What you have to do. Begin with the first line below and retype each line exactly through the line containing "(0,0) rectangle (592,-583);". Any pictures are to be left out.

—————

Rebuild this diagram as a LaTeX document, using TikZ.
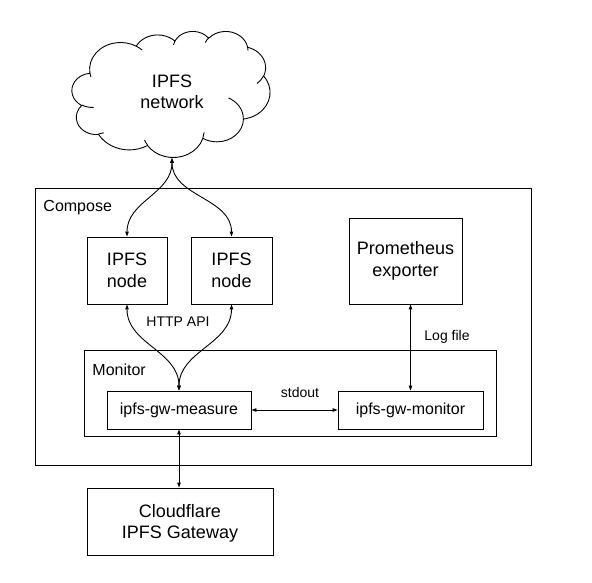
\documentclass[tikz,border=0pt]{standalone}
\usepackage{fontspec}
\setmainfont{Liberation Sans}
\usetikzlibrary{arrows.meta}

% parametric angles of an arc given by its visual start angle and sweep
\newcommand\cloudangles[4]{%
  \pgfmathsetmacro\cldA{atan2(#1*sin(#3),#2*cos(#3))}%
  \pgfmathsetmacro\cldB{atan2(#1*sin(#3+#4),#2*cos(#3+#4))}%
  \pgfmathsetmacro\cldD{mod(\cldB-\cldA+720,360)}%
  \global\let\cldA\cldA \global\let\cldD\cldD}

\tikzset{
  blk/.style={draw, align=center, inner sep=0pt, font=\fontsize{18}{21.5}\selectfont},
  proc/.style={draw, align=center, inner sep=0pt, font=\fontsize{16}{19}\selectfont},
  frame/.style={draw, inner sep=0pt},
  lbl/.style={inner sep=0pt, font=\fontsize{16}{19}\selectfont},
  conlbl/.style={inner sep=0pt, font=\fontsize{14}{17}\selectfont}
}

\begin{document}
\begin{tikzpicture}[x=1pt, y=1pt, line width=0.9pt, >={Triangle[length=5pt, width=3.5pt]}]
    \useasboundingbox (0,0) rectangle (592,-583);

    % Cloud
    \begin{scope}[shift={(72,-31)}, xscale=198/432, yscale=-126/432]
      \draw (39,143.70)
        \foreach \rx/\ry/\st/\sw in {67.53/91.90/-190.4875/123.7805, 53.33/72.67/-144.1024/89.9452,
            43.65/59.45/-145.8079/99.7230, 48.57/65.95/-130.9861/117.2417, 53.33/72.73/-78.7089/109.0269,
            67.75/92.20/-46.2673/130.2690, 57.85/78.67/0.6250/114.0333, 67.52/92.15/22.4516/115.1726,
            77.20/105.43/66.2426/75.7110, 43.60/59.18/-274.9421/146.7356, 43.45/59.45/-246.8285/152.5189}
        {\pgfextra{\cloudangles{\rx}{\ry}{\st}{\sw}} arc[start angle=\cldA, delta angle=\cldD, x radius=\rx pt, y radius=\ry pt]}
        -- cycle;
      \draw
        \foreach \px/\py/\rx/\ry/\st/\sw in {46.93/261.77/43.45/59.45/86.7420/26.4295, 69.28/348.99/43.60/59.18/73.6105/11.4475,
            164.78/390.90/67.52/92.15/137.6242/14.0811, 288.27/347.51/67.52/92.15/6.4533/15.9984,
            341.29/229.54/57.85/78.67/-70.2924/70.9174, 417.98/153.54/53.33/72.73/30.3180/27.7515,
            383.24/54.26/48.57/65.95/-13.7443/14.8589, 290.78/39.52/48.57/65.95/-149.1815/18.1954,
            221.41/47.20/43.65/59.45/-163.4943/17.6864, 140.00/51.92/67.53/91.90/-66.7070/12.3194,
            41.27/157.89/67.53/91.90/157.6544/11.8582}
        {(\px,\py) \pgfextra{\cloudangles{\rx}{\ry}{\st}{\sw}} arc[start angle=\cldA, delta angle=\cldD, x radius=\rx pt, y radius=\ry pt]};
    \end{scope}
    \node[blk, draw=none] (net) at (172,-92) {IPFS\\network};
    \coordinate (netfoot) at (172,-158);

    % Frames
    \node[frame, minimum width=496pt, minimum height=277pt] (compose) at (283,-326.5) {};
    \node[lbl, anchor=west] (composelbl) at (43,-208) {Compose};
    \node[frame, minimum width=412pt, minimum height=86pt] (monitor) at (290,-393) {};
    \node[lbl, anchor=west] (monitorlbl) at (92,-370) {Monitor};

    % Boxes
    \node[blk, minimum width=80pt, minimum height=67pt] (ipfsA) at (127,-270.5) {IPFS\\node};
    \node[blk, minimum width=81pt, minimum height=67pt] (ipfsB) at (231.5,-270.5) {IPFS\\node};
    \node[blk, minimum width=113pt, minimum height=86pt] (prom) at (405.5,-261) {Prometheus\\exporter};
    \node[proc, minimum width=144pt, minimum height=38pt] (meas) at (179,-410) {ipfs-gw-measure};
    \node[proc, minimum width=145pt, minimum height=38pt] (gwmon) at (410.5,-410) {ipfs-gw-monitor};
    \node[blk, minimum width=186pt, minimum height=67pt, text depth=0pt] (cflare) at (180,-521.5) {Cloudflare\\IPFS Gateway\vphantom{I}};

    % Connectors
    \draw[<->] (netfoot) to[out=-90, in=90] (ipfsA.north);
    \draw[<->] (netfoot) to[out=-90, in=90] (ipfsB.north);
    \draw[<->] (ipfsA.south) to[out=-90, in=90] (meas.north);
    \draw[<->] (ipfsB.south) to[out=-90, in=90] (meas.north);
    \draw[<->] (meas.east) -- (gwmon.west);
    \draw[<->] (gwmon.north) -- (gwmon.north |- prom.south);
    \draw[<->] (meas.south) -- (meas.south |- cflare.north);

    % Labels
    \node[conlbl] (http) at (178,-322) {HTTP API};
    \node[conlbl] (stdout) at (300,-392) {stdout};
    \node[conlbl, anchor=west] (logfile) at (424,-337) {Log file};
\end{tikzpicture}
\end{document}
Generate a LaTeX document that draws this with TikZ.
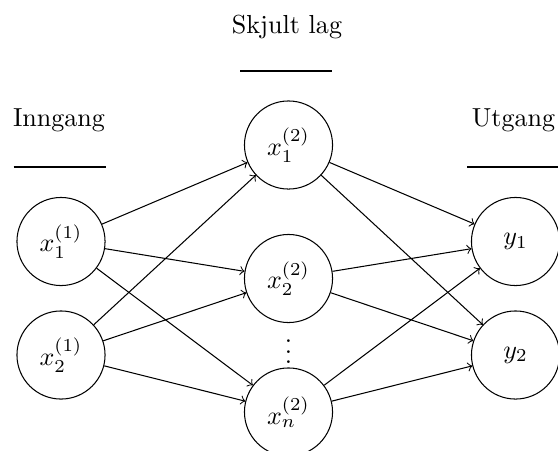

—————

Expected answer.
Rebuild this diagram as a LaTeX document, using TikZ.
\documentclass[tikz,border=0pt]{standalone}
\usepackage{fontspec}
\setmainfont{Liberation Sans}
\usetikzlibrary{arrows.meta}

% parametric angles of an arc given by its visual start angle and sweep
\newcommand\cloudangles[4]{%
  \pgfmathsetmacro\cldA{atan2(#1*sin(#3),#2*cos(#3))}%
  \pgfmathsetmacro\cldB{atan2(#1*sin(#3+#4),#2*cos(#3+#4))}%
  \pgfmathsetmacro\cldD{mod(\cldB-\cldA+720,360)}%
  \global\let\cldA\cldA \global\let\cldD\cldD}

\tikzset{
  blk/.style={draw, align=center, inner sep=0pt, font=\fontsize{18}{21.5}\selectfont},
  proc/.style={draw, align=center, inner sep=0pt, font=\fontsize{16}{19}\selectfont},
  frame/.style={draw, inner sep=0pt},
  lbl/.style={inner sep=0pt, font=\fontsize{16}{19}\selectfont},
  conlbl/.style={inner sep=0pt, font=\fontsize{14}{17}\selectfont}
}

\begin{document}
\begin{tikzpicture}[x=1pt, y=1pt, line width=0.9pt, >={Triangle[length=5pt, width=3.5pt]}]
    \useasboundingbox (0,0) rectangle (592,-583);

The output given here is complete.